Всё есть в романе Лажечникова, что может привлечь читателя. Нет только местного коренного населения в лице эстонцев и латышей. Они присутствуют где-то «за кадром» в качестве работников на полях и прислуги в замках. Тут уж ничего не поделаешь: Лажечников был сыном своего времени. В крепостнической России рабы тоже были наравне с рабочим скотом. Но мы должны понимать, что шпионажем в пользу русских занимались не только Последний Новик и подкупленные ливонцы в окружении шведских властей и местных магнатов, но и не считаемые за людей латыши с эстонцами. В реальной жизни скорее всего именно латыши с эстонцами снабжали русских оперативными сведениями о передвижениях шведских войск и гарнизонов, а также продовольствием, указывали дороги и тайные тропы в лесах и болотах. Они мечтали, что в составе России их жизнь станет легче. О создании собственных национальных государств, тем более независимых, ни латыши, ни эстонцы в то время даже задумываться не могли. Речь могла идти только об облегчении рабского ярма. К сожалению, даже эти скромные надежды и мечты не оправдались, и в этом корень наших нынешних бед в отношениях России и прибалтийских государств.
В романе Лажечникова есть жуткие страницы о зверствах, чинимых русскими войсками в Ливонии. Автор откровенно пишет о применяемой русскими азиатской тактике «выжженной земли»:
«Новый, красноватый свет разлился по земле, и кругом небосклона встали огненные столбы: это были зарева пожаров. Из тишины ночи поднялись вопли жителей, ограбленных, лишённых крова и тысячами забираемых в плен. Таков был ещё способ русских воевать, или, лучше сказать, такова была политика их, делавшая из завоёванного края степь, чтобы лишить в нём неприятеля средств содержать себя, — жестокая политика, извиняемая только временем!»
Даже Паткуль, сам убеждавший царя Петра побыстрее начать войну за присоединение к России Ливонии, не выдерживает зрелища военных зверств и покидает армию Шереметева. Он с негодованием говорит:
«Холодная математическая политика Шереметева делает из моего отечества степь, чтобы шведам негде было в нём содержать войско и снова дать сражение, как будто полководец русский не надеется более на силы русского воинства — воинства, которого дух растёт с каждой новой битвой.
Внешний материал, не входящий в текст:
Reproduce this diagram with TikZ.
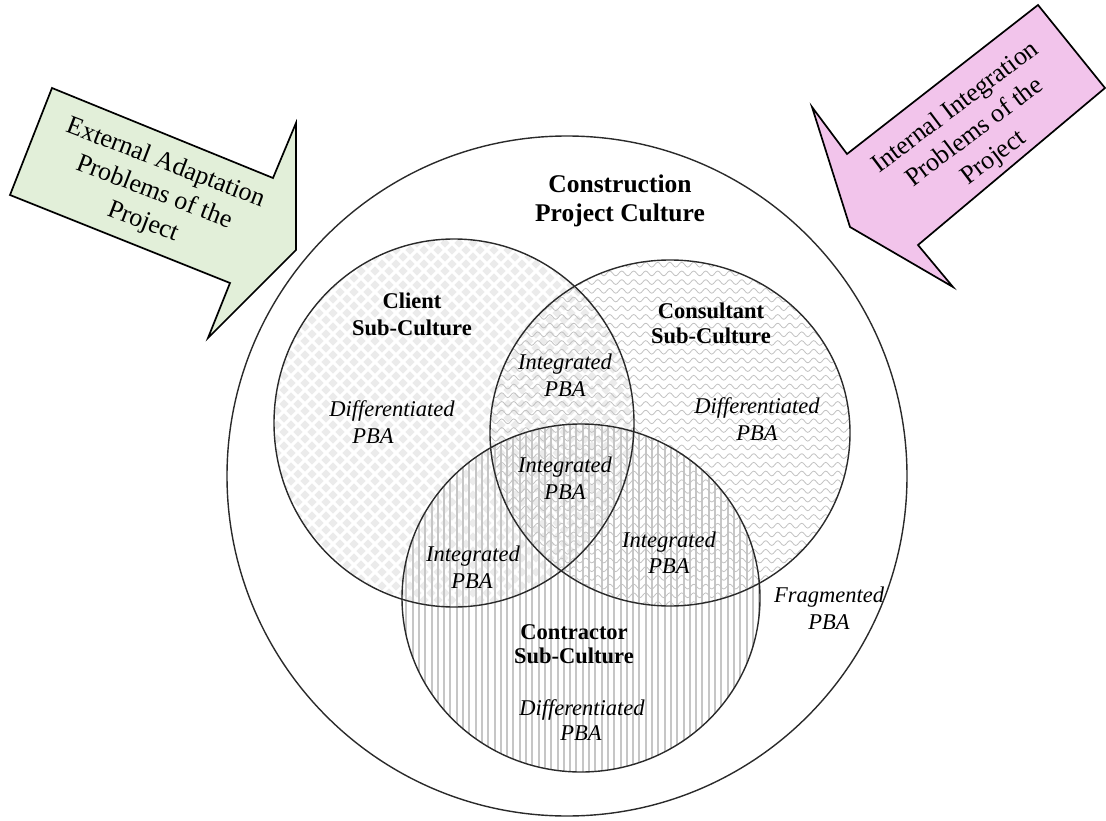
\documentclass[tikz,border=0pt]{standalone}
\usepackage{fontspec}
\setmainfont{Liberation Serif}
\usetikzlibrary{decorations.pathmorphing}
\definecolor{adaptgreen}{HTML}{E2EFD9}
\definecolor{integpink}{HTML}{F2C4EB}
\definecolor{diamondgray}{HTML}{EBEBEB}
\definecolor{wavegray}{HTML}{C2C2C2}
\definecolor{stripegray}{HTML}{C6C6C6}
\definecolor{ringgray}{HTML}{2A2A2A}
\begin{document}
\begin{tikzpicture}[x=1pt,y=-1pt,
  outline/.style={draw=ringgray, line width=1.4pt},
  bigarrow/.style={draw=black, line width=1.7pt, line join=miter},
  arrowtext/.style={font=\fontsize{26}{31.5}\selectfont, align=center, inner sep=0pt},
  titletext/.style={font=\fontsize{25.5}{29}\selectfont\bfseries, align=center, inner sep=0pt},
  subtext/.style={font=\fontsize{22.5}{25}\selectfont\bfseries, inner sep=0pt},
  pba/.style={font=\fontsize{22.5}{25}\selectfont\itshape, inner sep=0pt},
  wave/.style={draw=wavegray, line width=0.8pt, decorate,
    decoration={snake, segment length=12pt, amplitude=2.4pt}},
  stripe/.style={draw=stripegray, line width=2pt}]
\useasboundingbox (0,0) rectangle (1106,821);

% circle centres
\coordinate (project) at (567,476);
\coordinate (client) at (454,423);
\coordinate (consultant) at (670,433);
\coordinate (contractor) at (581,598);

% client sub-culture: diamond checker fill
\begin{scope}
  \clip (client) ellipse [x radius=180pt, y radius=184pt];
  \fill[diamondgray]
    \foreach \i in {0,...,27} { \foreach \j in {0,...,27} {
      ({270+14*\i},{236+14*\j}) +(-4.6,0) -- +(0,-4.6) -- +(4.6,0) -- +(0,4.6) -- cycle
      ({277+14*\i},{243+14*\j}) +(-4.6,0) -- +(0,-4.6) -- +(4.6,0) -- +(0,4.6) -- cycle
    } };
\end{scope}

% contractor sub-culture: vertical stripes
\begin{scope}
  \clip (contractor) ellipse [x radius=179pt, y radius=174pt];
  \foreach \k in {0,...,58}
    \draw[stripe] ({400+6.3*\k},420) -- ({400+6.3*\k},776);
\end{scope}

% consultant sub-culture: wavy lines
\begin{scope}
  \clip (consultant) ellipse [x radius=180pt, y radius=173pt];
  \foreach \k in {0,...,40}
    \draw[wave] (486,{256+8.7*\k}) -- (860,{256+8.7*\k});
\end{scope}

% outlines
\draw[outline] (project) circle [radius=340pt];
\draw[outline] (client) ellipse [x radius=180pt, y radius=184pt];
\draw[outline] (consultant) ellipse [x radius=180pt, y radius=173pt];
\draw[outline] (contractor) ellipse [x radius=179pt, y radius=174pt];

% block arrows
\draw[bigarrow, fill=adaptgreen]
  (52,88) -- (273,178) -- (296,123) -- (296,250) -- (208,338) -- (230,283) -- (10,195) -- cycle;
\node[arrowtext, rotate=-21] (external) at (154,193)
  {External Adaptation\\Problems of the\\Project};

\draw[bigarrow, fill=integpink]
  (1038,5) -- (1105,88) -- (918,245) -- (953,287) -- (850,227) -- (812,107) -- (847,154) -- cycle;
\node[arrowtext, rotate=37] (internal) at (975,133)
  {Internal Integration\\Problems of the\\Project};

% labels
\node[titletext] (title) at (620,201) {Construction\\Project Culture};

\node[subtext] (clientA) at (412,301) {Client};
\node[subtext] (clientB) at (412,328) {Sub-Culture};
\node[pba] (clientD) at (392,411) {Differentiated};
\node[pba] (clientP) at (373,436) {PBA};

\node[subtext] (consA) at (711,311) {Consultant};
\node[subtext] (consB) at (711,336) {Sub-Culture};
\node[pba] (consD) at (757,408) {Differentiated};
\node[pba] (consP) at (757,433) {PBA};

\node[pba] (intTopA) at (565,364) {Integrated};
\node[pba] (intTopB) at (565,389) {PBA};
\node[pba] (intMidA) at (565,467) {Integrated};
\node[pba] (intMidB) at (565,492) {PBA};
\node[pba] (intLeftA) at (473,556) {Integrated};
\node[pba] (intLeftB) at (472,581) {PBA};
\node[pba] (intRightA) at (669,542) {Integrated};
\node[pba] (intRightB) at (669,566) {PBA};

\node[subtext] (contrA) at (574,632) {Contractor};
\node[subtext] (contrB) at (574,656) {Sub-Culture};
\node[pba] (contrD) at (582,710) {Differentiated};
\node[pba] (contrP) at (581,733) {PBA};

\node[pba] (fragA) at (829,597) {Fragmented};
\node[pba] (fragB) at (829,622) {PBA};
\end{tikzpicture}
\end{document}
Я не мог смотреть на это обдуманное, цифирное потворство грабежу и зажигательству…я видел пожар моего родного края — и не видал ничего более!»
Но и Шереметева можно понять. Никто пока не побеждал шведов. Разгром под Нарвой ещё саднил не заживающей раной. Карл мог в любой момент вернуться в Ливонию со всей своей армией, и что тогда? Результат не трудно предсказать. Поэтому Шереметев делает всё, чтобы армия Карла не нашла никакой опоры и поддержки в Ливонии. Ни одна армия не может воевать без снабжения продовольствием и снаряжением. И Шереметев пишет царю Петру:
«Посылал я во все стороны полонить и жечь. Не осталось целого ничего: всё разорено и пожжено; и взяли твои, государевы, ратные люди в полон мужеска и женска пола и робят несколько тысяч, также и работных лошадей и скота с двадцать тысяч или больше, кроме того, что ели и пили всеми полками, а чего не могли поднять, покололи и порубили…»
Шведы, захватив Ливонию, установили там свои порядки и законы. И это правильно! В государстве должны действовать единые законы. Ливонцы, несмотря на сильнейшее недовольство ущемлением своих исконных прав и привилегий, установленных ещё во времена ордена, всё же остаются верными шведскому королю. По крайней мере так изображено на страницах романа Лажечникова. Взять хотя бы судьбы братьев Густава и Адольфа фон Траутфеттер. Один из них погибает в битве под Полтавой, прикрывая спасение шведского короля Карла XII, другой попав раненым в русский плен, только после фактической смены власти в Ливонии присягает на верность новому правителю — российскому императору Петру Первому. И честно служит России, закончив жизнь русским генералом!
Итак, Пётр Первый присоединил к Российской империи Ливонию и Финляндию. Но он сделал это не так, как пытался сделать Иван Грозный. Царь Иван снимал с эстонцев и латышей ненавистное им рабское иго ливонских немцев. Те либо гибли в боях, либо бежали со всем семейством. Поэтому коренное население Ливонии воспринимало русских как освободителей. И помня это, латыши с эстонцами всеми силами и средствами помогали армии Петра, надеясь, что тот изгонит ливонцев с их земли, как это делал некогда Иван Грозный.